Repeat, exactly and completely, the material that follows. Omit the pictures.

[RECORDED INFORMATION]:
------------------------------------------------------------------------
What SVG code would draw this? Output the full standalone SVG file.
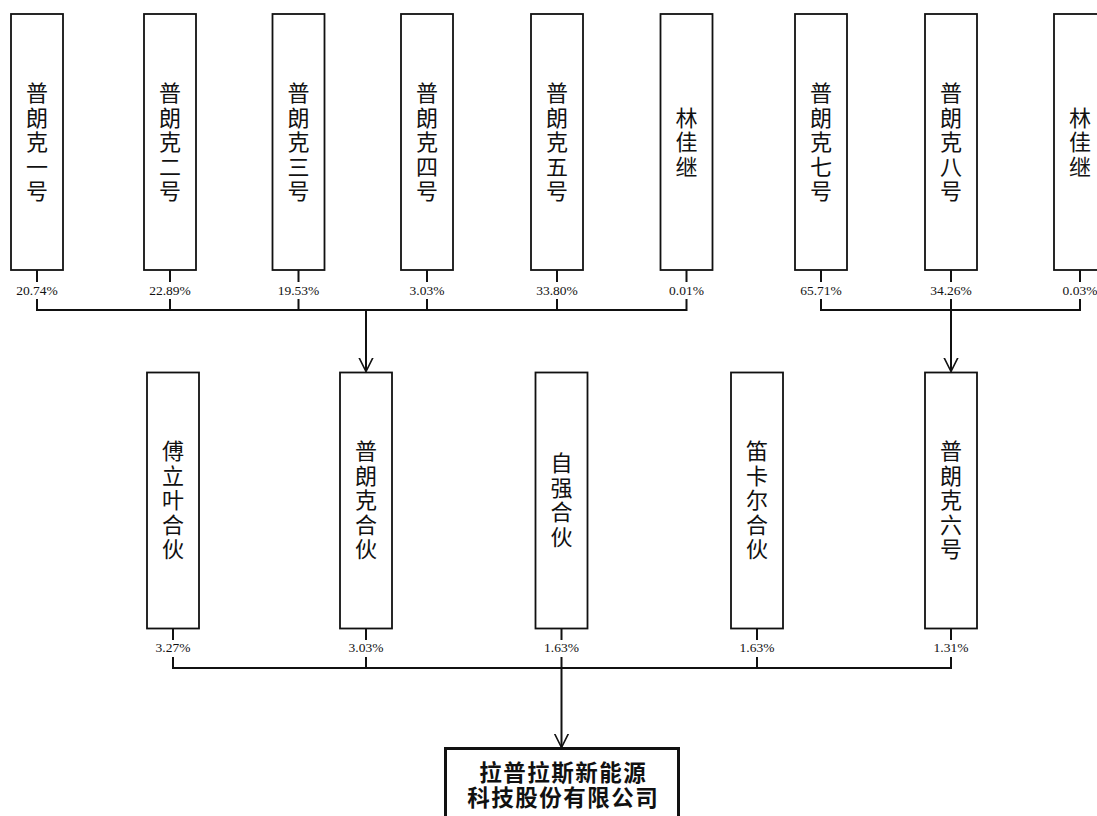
<svg xmlns="http://www.w3.org/2000/svg" width="1097" height="816" viewBox="0 0 1097 816">
<defs>
<style>
.box{fill:#fff;stroke:#111;stroke-width:1.8}
.main{fill:#fff;stroke:#111;stroke-width:3}
.v{font-family:"Liberation Serif","Noto Sans CJK SC","Noto Sans CJK JP",serif;font-size:22px;fill:#111;text-anchor:middle}
.pct{font-family:"Liberation Serif","Times New Roman",serif;font-size:13.5px;fill:#111;text-anchor:middle}
.ttl{font-family:"Liberation Serif","Noto Sans CJK SC","Noto Sans CJK JP",serif;font-size:22.5px;font-weight:bold;fill:#111;text-anchor:middle;letter-spacing:1.5px}
.ln{fill:none;stroke:#111;stroke-width:2}
</style>
<marker id="arr" markerUnits="userSpaceOnUse" markerWidth="16" markerHeight="16" viewBox="0 0 16 16" refX="14" refY="8" orient="auto">
<path d="M0,1 L14,8 L0,15" fill="none" stroke="#111" stroke-width="1.6"/>
</marker>
</defs>
<rect width="1097" height="816" fill="#fff"/>

<g id="n1"><rect class="box" x="11" y="14" width="52" height="256"/>
<text class="v"><tspan x="37" y="101">普</tspan><tspan x="37" y="125.5">朗</tspan><tspan x="37" y="150">克</tspan><tspan x="37" y="174.5">一</tspan><tspan x="37" y="199">号</tspan></text>
<text class="pct" x="37" y="295">20.74%</text></g>

<g id="n2"><rect class="box" x="144" y="14" width="52" height="256"/>
<text class="v"><tspan x="170" y="101">普</tspan><tspan x="170" y="125.5">朗</tspan><tspan x="170" y="150">克</tspan><tspan x="170" y="174.5">二</tspan><tspan x="170" y="199">号</tspan></text>
<text class="pct" x="170" y="295">22.89%</text></g>

<g id="n3"><rect class="box" x="272.5" y="14" width="52" height="256"/>
<text class="v"><tspan x="298.5" y="101">普</tspan><tspan x="298.5" y="125.5">朗</tspan><tspan x="298.5" y="150">克</tspan><tspan x="298.5" y="174.5">三</tspan><tspan x="298.5" y="199">号</tspan></text>
<text class="pct" x="298.5" y="295">19.53%</text></g>

<g id="n4"><rect class="box" x="401" y="14" width="52" height="256"/>
<text class="v"><tspan x="427" y="101">普</tspan><tspan x="427" y="125.5">朗</tspan><tspan x="427" y="150">克</tspan><tspan x="427" y="174.5">四</tspan><tspan x="427" y="199">号</tspan></text>
<text class="pct" x="427" y="295">3.03%</text></g>

<g id="n5"><rect class="box" x="531" y="14" width="52" height="256"/>
<text class="v"><tspan x="557" y="101">普</tspan><tspan x="557" y="125.5">朗</tspan><tspan x="557" y="150">克</tspan><tspan x="557" y="174.5">五</tspan><tspan x="557" y="199">号</tspan></text>
<text class="pct" x="557" y="295">33.80%</text></g>

<g id="n6"><rect class="box" x="660.5" y="14" width="52" height="256"/>
<text class="v"><tspan x="686.5" y="125.5">林</tspan><tspan x="686.5" y="150">佳</tspan><tspan x="686.5" y="174.5">继</tspan></text>
<text class="pct" x="686.5" y="295">0.01%</text></g>

<g id="n7"><rect class="box" x="795" y="14" width="52" height="256"/>
<text class="v"><tspan x="821" y="101">普</tspan><tspan x="821" y="125.5">朗</tspan><tspan x="821" y="150">克</tspan><tspan x="821" y="174.5">七</tspan><tspan x="821" y="199">号</tspan></text>
<text class="pct" x="821" y="295">65.71%</text></g>

<g id="n8"><rect class="box" x="925" y="14" width="52" height="256"/>
<text class="v"><tspan x="951" y="101">普</tspan><tspan x="951" y="125.5">朗</tspan><tspan x="951" y="150">克</tspan><tspan x="951" y="174.5">八</tspan><tspan x="951" y="199">号</tspan></text>
<text class="pct" x="951" y="295">34.26%</text></g>

<g id="n9"><rect class="box" x="1054" y="14" width="52" height="256"/>
<text class="v"><tspan x="1080" y="125.5">林</tspan><tspan x="1080" y="150">佳</tspan><tspan x="1080" y="174.5">继</tspan></text>
<text class="pct" x="1080" y="295">0.03%</text></g>

<g id="m1"><rect class="box" x="147" y="372.5" width="52" height="256"/>
<text class="v"><tspan x="173" y="459">傅</tspan><tspan x="173" y="483.5">立</tspan><tspan x="173" y="508">叶</tspan><tspan x="173" y="532.5">合</tspan><tspan x="173" y="557">伙</tspan></text>
<text class="pct" x="173" y="652">3.27%</text></g>

<g id="m2"><rect class="box" x="340" y="372.5" width="52" height="256"/>
<text class="v"><tspan x="366" y="459">普</tspan><tspan x="366" y="483.5">朗</tspan><tspan x="366" y="508">克</tspan><tspan x="366" y="532.5">合</tspan><tspan x="366" y="557">伙</tspan></text>
<text class="pct" x="366" y="652">3.03%</text></g>

<g id="m3"><rect class="box" x="535.5" y="372.5" width="52" height="256"/>
<text class="v"><tspan x="561.5" y="471.25">自</tspan><tspan x="561.5" y="495.75">强</tspan><tspan x="561.5" y="520.25">合</tspan><tspan x="561.5" y="544.75">伙</tspan></text>
<text class="pct" x="561.5" y="652">1.63%</text></g>

<g id="m4"><rect class="box" x="731" y="372.5" width="52" height="256"/>
<text class="v"><tspan x="757" y="459">笛</tspan><tspan x="757" y="483.5">卡</tspan><tspan x="757" y="508">尔</tspan><tspan x="757" y="532.5">合</tspan><tspan x="757" y="557">伙</tspan></text>
<text class="pct" x="757" y="652">1.63%</text></g>

<g id="m5"><rect class="box" x="925" y="372.5" width="52" height="256"/>
<text class="v"><tspan x="951" y="459">普</tspan><tspan x="951" y="483.5">朗</tspan><tspan x="951" y="508">克</tspan><tspan x="951" y="532.5">六</tspan><tspan x="951" y="557">号</tspan></text>
<text class="pct" x="951" y="652">1.31%</text></g>

<g id="target"><rect class="main" x="445.5" y="748.5" width="233" height="80"/>
<text class="ttl" x="563.25" y="780.5">拉普拉斯新能源</text>
<text class="ttl" x="563.25" y="805.5">科技股份有限公司</text></g>

<g id="connectors">
<path class="ln" d="M37,270V282M170,270V282M298.5,270V282M427,270V282M557,270V282M686.5,270V282"/>
<path class="ln" d="M37,299V310H686.5V299M170,299V310M298.5,299V310M427,299V310M557,299V310"/>
<path class="ln" d="M366,310V371.5" marker-end="url(#arr)"/>
<path class="ln" d="M821,270V282M951,270V282M1080,270V282"/>
<path class="ln" d="M821,299V310H1080V299M951,299V310"/>
<path class="ln" d="M951,310V371.5" marker-end="url(#arr)"/>
<path class="ln" d="M173,628.5V640M366,628.5V640M561.5,628.5V640M757,628.5V640M951,628.5V640"/>
<path class="ln" d="M173,657V668H951V657M366,657V668M757,657V668"/>
<path class="ln" d="M561.5,657V747.5" marker-end="url(#arr)"/>
</g>
</svg>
------------------------------------------------------------------------
[SOLUTION BELOW]:
What SVG code would draw this? Output the full standalone SVG file.
<svg xmlns="http://www.w3.org/2000/svg" width="1097" height="816" viewBox="0 0 1097 816">
<defs>
<style>
.box{fill:#fff;stroke:#111;stroke-width:1.8}
.main{fill:#fff;stroke:#111;stroke-width:3}
.v{font-family:"Liberation Serif","Noto Sans CJK SC","Noto Sans CJK JP",serif;font-size:22px;fill:#111;text-anchor:middle}
.pct{font-family:"Liberation Serif","Times New Roman",serif;font-size:13.5px;fill:#111;text-anchor:middle}
.ttl{font-family:"Liberation Serif","Noto Sans CJK SC","Noto Sans CJK JP",serif;font-size:22.5px;font-weight:bold;fill:#111;text-anchor:middle;letter-spacing:1.5px}
.ln{fill:none;stroke:#111;stroke-width:2}
</style>
<marker id="arr" markerUnits="userSpaceOnUse" markerWidth="16" markerHeight="16" viewBox="0 0 16 16" refX="14" refY="8" orient="auto">
<path d="M0,1 L14,8 L0,15" fill="none" stroke="#111" stroke-width="1.6"/>
</marker>
</defs>
<rect width="1097" height="816" fill="#fff"/>

<g id="n1"><rect class="box" x="11" y="14" width="52" height="256"/>
<text class="v"><tspan x="37" y="101">普</tspan><tspan x="37" y="125.5">朗</tspan><tspan x="37" y="150">克</tspan><tspan x="37" y="174.5">一</tspan><tspan x="37" y="199">号</tspan></text>
<text class="pct" x="37" y="295">20.74%</text></g>

<g id="n2"><rect class="box" x="144" y="14" width="52" height="256"/>
<text class="v"><tspan x="170" y="101">普</tspan><tspan x="170" y="125.5">朗</tspan><tspan x="170" y="150">克</tspan><tspan x="170" y="174.5">二</tspan><tspan x="170" y="199">号</tspan></text>
<text class="pct" x="170" y="295">22.89%</text></g>

<g id="n3"><rect class="box" x="272.5" y="14" width="52" height="256"/>
<text class="v"><tspan x="298.5" y="101">普</tspan><tspan x="298.5" y="125.5">朗</tspan><tspan x="298.5" y="150">克</tspan><tspan x="298.5" y="174.5">三</tspan><tspan x="298.5" y="199">号</tspan></text>
<text class="pct" x="298.5" y="295">19.53%</text></g>

<g id="n4"><rect class="box" x="401" y="14" width="52" height="256"/>
<text class="v"><tspan x="427" y="101">普</tspan><tspan x="427" y="125.5">朗</tspan><tspan x="427" y="150">克</tspan><tspan x="427" y="174.5">四</tspan><tspan x="427" y="199">号</tspan></text>
<text class="pct" x="427" y="295">3.03%</text></g>

<g id="n5"><rect class="box" x="531" y="14" width="52" height="256"/>
<text class="v"><tspan x="557" y="101">普</tspan><tspan x="557" y="125.5">朗</tspan><tspan x="557" y="150">克</tspan><tspan x="557" y="174.5">五</tspan><tspan x="557" y="199">号</tspan></text>
<text class="pct" x="557" y="295">33.80%</text></g>

<g id="n6"><rect class="box" x="660.5" y="14" width="52" height="256"/>
<text class="v"><tspan x="686.5" y="125.5">林</tspan><tspan x="686.5" y="150">佳</tspan><tspan x="686.5" y="174.5">继</tspan></text>
<text class="pct" x="686.5" y="295">0.01%</text></g>

<g id="n7"><rect class="box" x="795" y="14" width="52" height="256"/>
<text class="v"><tspan x="821" y="101">普</tspan><tspan x="821" y="125.5">朗</tspan><tspan x="821" y="150">克</tspan><tspan x="821" y="174.5">七</tspan><tspan x="821" y="199">号</tspan></text>
<text class="pct" x="821" y="295">65.71%</text></g>

<g id="n8"><rect class="box" x="925" y="14" width="52" height="256"/>
<text class="v"><tspan x="951" y="101">普</tspan><tspan x="951" y="125.5">朗</tspan><tspan x="951" y="150">克</tspan><tspan x="951" y="174.5">八</tspan><tspan x="951" y="199">号</tspan></text>
<text class="pct" x="951" y="295">34.26%</text></g>

<g id="n9"><rect class="box" x="1054" y="14" width="52" height="256"/>
<text class="v"><tspan x="1080" y="125.5">林</tspan><tspan x="1080" y="150">佳</tspan><tspan x="1080" y="174.5">继</tspan></text>
<text class="pct" x="1080" y="295">0.03%</text></g>

<g id="m1"><rect class="box" x="147" y="372.5" width="52" height="256"/>
<text class="v"><tspan x="173" y="459">傅</tspan><tspan x="173" y="483.5">立</tspan><tspan x="173" y="508">叶</tspan><tspan x="173" y="532.5">合</tspan><tspan x="173" y="557">伙</tspan></text>
<text class="pct" x="173" y="652">3.27%</text></g>

<g id="m2"><rect class="box" x="340" y="372.5" width="52" height="256"/>
<text class="v"><tspan x="366" y="459">普</tspan><tspan x="366" y="483.5">朗</tspan><tspan x="366" y="508">克</tspan><tspan x="366" y="532.5">合</tspan><tspan x="366" y="557">伙</tspan></text>
<text class="pct" x="366" y="652">3.03%</text></g>

<g id="m3"><rect class="box" x="535.5" y="372.5" width="52" height="256"/>
<text class="v"><tspan x="561.5" y="471.25">自</tspan><tspan x="561.5" y="495.75">强</tspan><tspan x="561.5" y="520.25">合</tspan><tspan x="561.5" y="544.75">伙</tspan></text>
<text class="pct" x="561.5" y="652">1.63%</text></g>

<g id="m4"><rect class="box" x="731" y="372.5" width="52" height="256"/>
<text class="v"><tspan x="757" y="459">笛</tspan><tspan x="757" y="483.5">卡</tspan><tspan x="757" y="508">尔</tspan><tspan x="757" y="532.5">合</tspan><tspan x="757" y="557">伙</tspan></text>
<text class="pct" x="757" y="652">1.63%</text></g>

<g id="m5"><rect class="box" x="925" y="372.5" width="52" height="256"/>
<text class="v"><tspan x="951" y="459">普</tspan><tspan x="951" y="483.5">朗</tspan><tspan x="951" y="508">克</tspan><tspan x="951" y="532.5">六</tspan><tspan x="951" y="557">号</tspan></text>
<text class="pct" x="951" y="652">1.31%</text></g>

<g id="target"><rect class="main" x="445.5" y="748.5" width="233" height="80"/>
<text class="ttl" x="563.25" y="780.5">拉普拉斯新能源</text>
<text class="ttl" x="563.25" y="805.5">科技股份有限公司</text></g>

<g id="connectors">
<path class="ln" d="M37,270V282M170,270V282M298.5,270V282M427,270V282M557,270V282M686.5,270V282"/>
<path class="ln" d="M37,299V310H686.5V299M170,299V310M298.5,299V310M427,299V310M557,299V310"/>
<path class="ln" d="M366,310V371.5" marker-end="url(#arr)"/>
<path class="ln" d="M821,270V282M951,270V282M1080,270V282"/>
<path class="ln" d="M821,299V310H1080V299M951,299V310"/>
<path class="ln" d="M951,310V371.5" marker-end="url(#arr)"/>
<path class="ln" d="M173,628.5V640M366,628.5V640M561.5,628.5V640M757,628.5V640M951,628.5V640"/>
<path class="ln" d="M173,657V668H951V657M366,657V668M757,657V668"/>
<path class="ln" d="M561.5,657V747.5" marker-end="url(#arr)"/>
</g>
</svg>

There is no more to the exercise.